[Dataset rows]
>>>>
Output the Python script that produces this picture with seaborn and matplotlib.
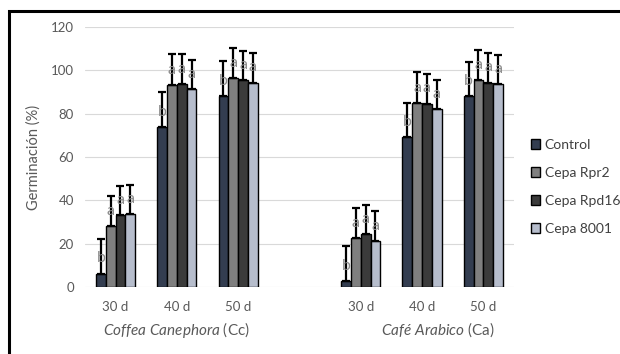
import pandas as pd
import matplotlib
matplotlib.use("Agg")
import matplotlib.pyplot as plt
from matplotlib.patches import Rectangle
import seaborn as sns

# categories (empty slot separates the two coffee species)
categories = ["Cc 30", "Cc 40", "Cc 50", "gap", "Ca 30", "Ca 40", "Ca 50"]
tick_labels = ["30 d", "40 d", "50 d", "", "30 d", "40 d", "50 d"]
bar_cats = ["Cc 30", "Cc 40", "Cc 50", "Ca 30", "Ca 40", "Ca 50"]
treatments = ["Control", "Cepa Rpr2", "Cepa Rpd16", "Cepa 8001"]

# mean germination (%) per treatment, in bar_cats order
control = [6.2, 73.7, 88.2, 2.6, 69.2, 88.2]
rpr2 = [28.0, 93.2, 96.3, 22.5, 84.9, 95.4]
rpd16 = [33.2, 93.8, 95.4, 24.5, 84.6, 94.3]
c8001 = [33.7, 91.4, 94.3, 21.4, 82.0, 93.5]

# upper end of error bars
control_top = [22.3, 89.8, 104.3, 18.9, 84.9, 104.0]
rpr2_top = [42.2, 107.5, 110.5, 36.5, 99.2, 109.5]
rpd16_top = [46.8, 107.5, 108.9, 38.0, 98.2, 108.0]
c8001_top = [47.0, 104.6, 107.8, 34.9, 95.4, 107.0]

# significance letters
control_letters = ["b"] * 6
other_letters = ["a"] * 6

means = [control, rpr2, rpd16, c8001]
tops = [control_top, rpr2_top, rpd16_top, c8001_top]
letters = [control_letters, other_letters, other_letters, other_letters]

rows = []
for t, vals in zip(treatments, means):
    for c, v in zip(bar_cats, vals):
        rows.append({"cat": c, "treatment": t, "value": v})
df = pd.DataFrame(rows)

colors = ["#2e3b55", "#7f7f7f", "#3b3b3b", "#b3bccf"]

sns.set_style("white")
plt.rcParams["font.family"] = ["Lato", "DejaVu Sans"]
plt.rcParams["mathtext.fontset"] = "custom"
plt.rcParams["mathtext.it"] = "Lato:italic"
plt.rcParams["mathtext.rm"] = "Lato"

fig = plt.figure(figsize=(6.2, 3.54), dpi=100)
ax = fig.add_axes([0.137, 0.189, 0.692, 0.735])

sns.barplot(data=df, x="cat", y="value", hue="treatment", order=categories,
            hue_order=treatments, palette=colors, width=0.64,
            edgecolor="black", linewidth=1.0, errorbar=None, ax=ax, zorder=2)

for cont, top_vals, lets in zip(ax.containers, tops, letters):
    xs = [b.get_x() + b.get_width() / 2 for b in cont]
    hs = [b.get_height() for b in cont]
    errs = [t - h for t, h in zip(top_vals, hs)]
    ax.errorbar(xs, hs, yerr=[[0] * len(hs), errs], fmt="none", ecolor="black",
                elinewidth=1.6, capsize=3, capthick=1.6, zorder=3)
    for x, h, l in zip(xs, hs, lets):
        ax.text(x, h + 7, l, ha="center", va="center", fontsize=11.5,
                color="#8c8c8c", zorder=5)

ax.set_ylim(0, 120)
ax.set_yticks(range(0, 121, 20))
ax.set_xlim(-0.5, len(categories) - 0.5)
ax.set_xticks(range(len(categories)))
ax.set_xticklabels(tick_labels)
ax.yaxis.grid(True, color="#d9d9d9", linewidth=0.8)
ax.set_axisbelow(True)
for s in ax.spines.values():
    s.set_visible(False)
ax.tick_params(axis="both", length=0, labelsize=9.5, labelcolor="#595959", pad=8)
ax.tick_params(axis="x", pad=10)
ax.set_xlabel("")
ax.set_ylabel("Germinación (%)", fontsize=10.5, color="#595959", labelpad=7)

ax.annotate(r"$\mathit{Coffea\ Canephora}$ (Cc)", xy=(1, 0), xycoords=("data", "axes fraction"),
            xytext=(0, -31), textcoords="offset points", ha="center", va="center",
            fontsize=11, color="#595959")
ax.annotate(r"$\mathit{Café\ Arabico}$ (Ca)", xy=(5.25, 0), xycoords=("data", "axes fraction"),
            xytext=(0, -31), textcoords="offset points", ha="center", va="center",
            fontsize=11, color="#595959")

ax.legend(loc="center left", bbox_to_anchor=(1.01, 0.385), frameon=False,
          fontsize=10, handlelength=0.7, handleheight=0.7, handletextpad=0.3,
          labelspacing=1.15, labelcolor="#404040")

fig.patches.append(Rectangle((0.015, -0.1), 1.2, 1.069, transform=fig.transFigure,
                             fill=False, edgecolor="black", linewidth=2.2))

fig.savefig("out.png", dpi=100, facecolor="white")
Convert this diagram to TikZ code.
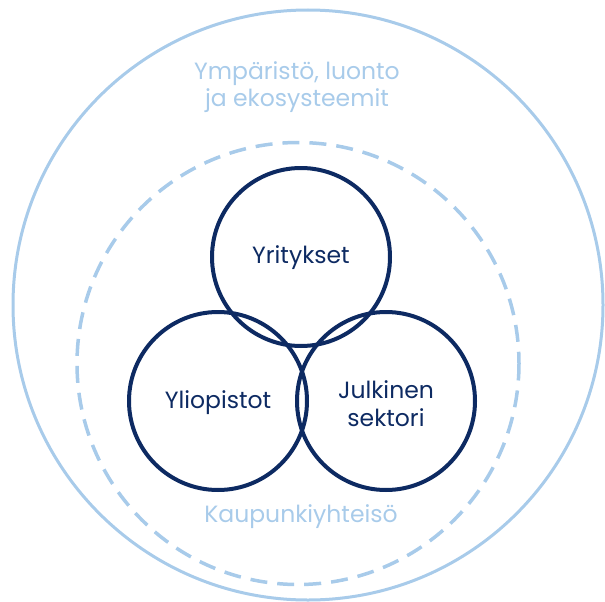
\documentclass[tikz,border=0pt]{standalone}
\usepackage{fontspec}
\setmainfont{Poppins}
\definecolor{sky}{HTML}{A8CBEA}
\definecolor{navy}{HTML}{0D2A62}
\begin{document}
\begin{tikzpicture}[x=1pt,y=-1pt,
  ring/.style={draw=sky, line width=3pt},
  dashring/.style={draw=sky, line width=3.5pt, dash pattern=on 17pt off 10pt},
  actor/.style={circle, draw=navy, line width=4pt, minimum size=178pt, inner sep=0pt},
  actorlabel/.style={text=navy, font=\fontsize{23.5}{28}\selectfont, align=center},
  envlabel/.style={text=sky, font=\fontsize{23.5}{27}\selectfont, align=center}]
  \useasboundingbox (0,0) rectangle (605,602);
  % environment and community
  \draw[ring] (308,305) circle[radius=295];
  \draw[dashring] (298,363.5) circle[radius=221];
  \node[envlabel] (env) at (297,87) {Ympäristö, luonto\\ja ekosysteemit};
  \node[envlabel] (city) at (301,517) {Kaupunkiyhteisö};
  % the three actors
  \node[actor] (biz) at (301,257) {};
  \node[actor] (uni) at (218,401) {};
  \node[actor] (pub) at (386,401) {};
  \node[actorlabel] (bizlabel) at ([yshift=-1pt]biz.center) {Yritykset};
  \node[actorlabel] (unilabel) at ([yshift=-2pt]uni.center) {Yliopistot};
  \node[actorlabel] (publabel) at ([yshift=-3pt]pub.center) {Julkinen\\sektori};
\end{tikzpicture}
\end{document}
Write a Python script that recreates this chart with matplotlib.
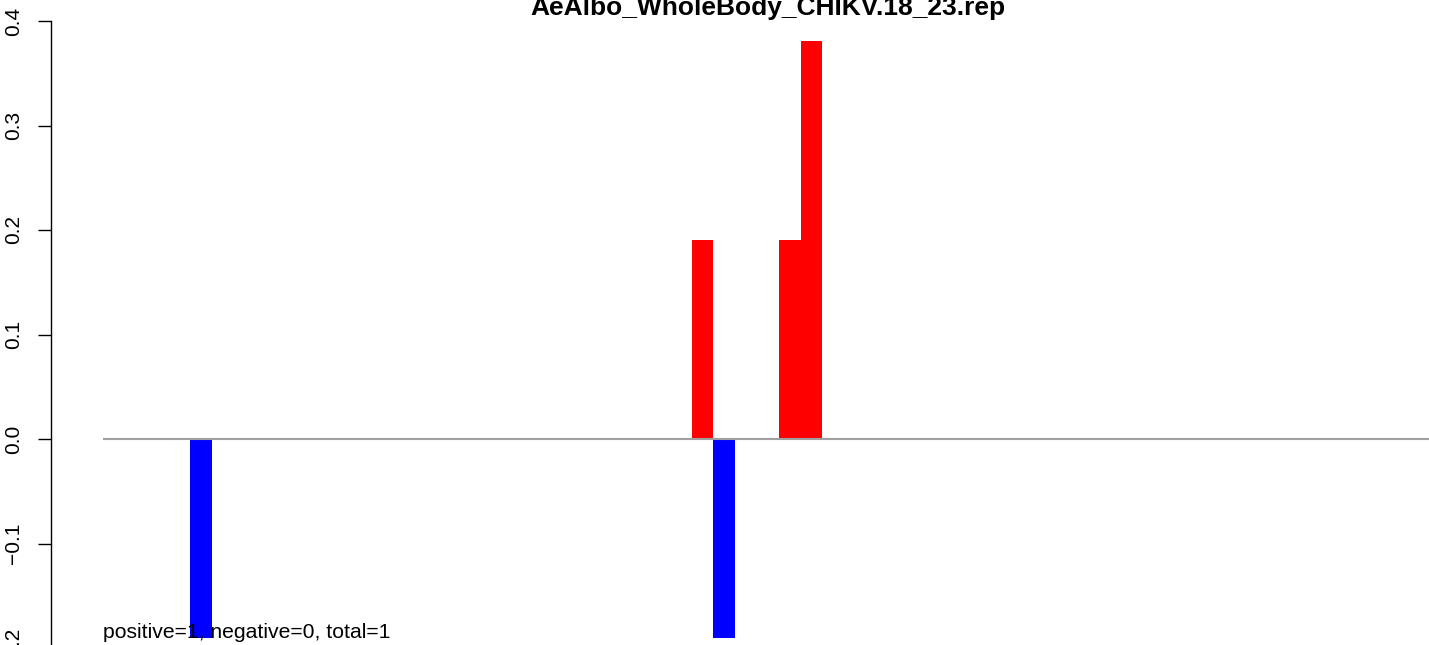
import numpy as np
import matplotlib
matplotlib.use("Agg")
import matplotlib.pyplot as plt

plt.rcParams['font.family'] = ['Liberation Sans', 'DejaVu Sans']

# data
positions = [4, 27, 28, 31, 32]
values = [-0.1905, 0.1905, -0.1905, 0.1905, 0.381]
title = "AeAlbo_WholeBody_CHIKV.18_23.rep"
note = "positive=1, negative=0, total=1"
yticks = [-0.2, -0.1, 0.0, 0.1, 0.2, 0.3, 0.4]
n_slots = 64

# layout in pixels (figure is 1429 x 645 at 100 dpi)
W, H = 1429, 645
slot_px = 21.8
x0_px = 103
ax_left_px, ax_right_px = 50.5, 1486
top_px, px_per_unit = 21, 1045.0
ybot = -0.25
bot_px = top_px + (0.4 - ybot) * px_per_unit

fig = plt.figure(figsize=(W / 100, H / 100), dpi=100)
ax = fig.add_axes([ax_left_px / W, (H - bot_px) / H,
                   (ax_right_px - ax_left_px) / W, (bot_px - top_px) / H])
ax.set_xlim(-(x0_px - ax_left_px) / slot_px, (ax_right_px - x0_px) / slot_px)
ax.set_ylim(ybot, 0.4)

colors = ['red' if v > 0 else 'blue' for v in values]
ax.bar(positions, values, width=1, align='edge', color=colors, linewidth=0, zorder=2)
ax.hlines(0, 0, n_slots, color='#a0a0a0', linewidth=1.5, zorder=3)

for s in ['top', 'right', 'bottom']:
    ax.spines[s].set_visible(False)
ax.spines['left'].set_bounds(min(yticks), max(yticks))
ax.spines['left'].set_linewidth(1.0)
ax.set_xticks([])
ax.set_yticks(yticks)
ax.set_yticklabels([f"{t:.1f}".replace('-', '\u2212') for t in yticks],
                   rotation=90, va='center', fontsize=15)
ax.tick_params(axis='y', length=9.2, width=1.0, pad=10.5)

ax.text(0, min(values), note, fontsize=15.2, ha='left', va='baseline')
fig.text(768 / W, 1 - 15 / H, title, fontsize=19, fontweight='bold',
         ha='center', va='baseline')

fig.savefig('out.png', dpi=100)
<<<<
WHAT NEEDS TO BE DONE:
Skip the pictures. Set down only the lines from the one containing "Convert this diagram to TikZ code." through the one containing "n_slots = 64", exactly as they appear, ends included.

EXERCISE RESPONSE:
Convert this diagram to TikZ code.
\documentclass[tikz,border=0pt]{standalone}
\usepackage{fontspec}
\setmainfont{Poppins}
\definecolor{sky}{HTML}{A8CBEA}
\definecolor{navy}{HTML}{0D2A62}
\begin{document}
\begin{tikzpicture}[x=1pt,y=-1pt,
  ring/.style={draw=sky, line width=3pt},
  dashring/.style={draw=sky, line width=3.5pt, dash pattern=on 17pt off 10pt},
  actor/.style={circle, draw=navy, line width=4pt, minimum size=178pt, inner sep=0pt},
  actorlabel/.style={text=navy, font=\fontsize{23.5}{28}\selectfont, align=center},
  envlabel/.style={text=sky, font=\fontsize{23.5}{27}\selectfont, align=center}]
  \useasboundingbox (0,0) rectangle (605,602);
  % environment and community
  \draw[ring] (308,305) circle[radius=295];
  \draw[dashring] (298,363.5) circle[radius=221];
  \node[envlabel] (env) at (297,87) {Ympäristö, luonto\\ja ekosysteemit};
  \node[envlabel] (city) at (301,517) {Kaupunkiyhteisö};
  % the three actors
  \node[actor] (biz) at (301,257) {};
  \node[actor] (uni) at (218,401) {};
  \node[actor] (pub) at (386,401) {};
  \node[actorlabel] (bizlabel) at ([yshift=-1pt]biz.center) {Yritykset};
  \node[actorlabel] (unilabel) at ([yshift=-2pt]uni.center) {Yliopistot};
  \node[actorlabel] (publabel) at ([yshift=-3pt]pub.center) {Julkinen\\sektori};
\end{tikzpicture}
\end{document}
Write a Python script that recreates this chart with matplotlib.
import numpy as np
import matplotlib
matplotlib.use("Agg")
import matplotlib.pyplot as plt

plt.rcParams['font.family'] = ['Liberation Sans', 'DejaVu Sans']

# data
positions = [4, 27, 28, 31, 32]
values = [-0.1905, 0.1905, -0.1905, 0.1905, 0.381]
title = "AeAlbo_WholeBody_CHIKV.18_23.rep"
note = "positive=1, negative=0, total=1"
yticks = [-0.2, -0.1, 0.0, 0.1, 0.2, 0.3, 0.4]
n_slots = 64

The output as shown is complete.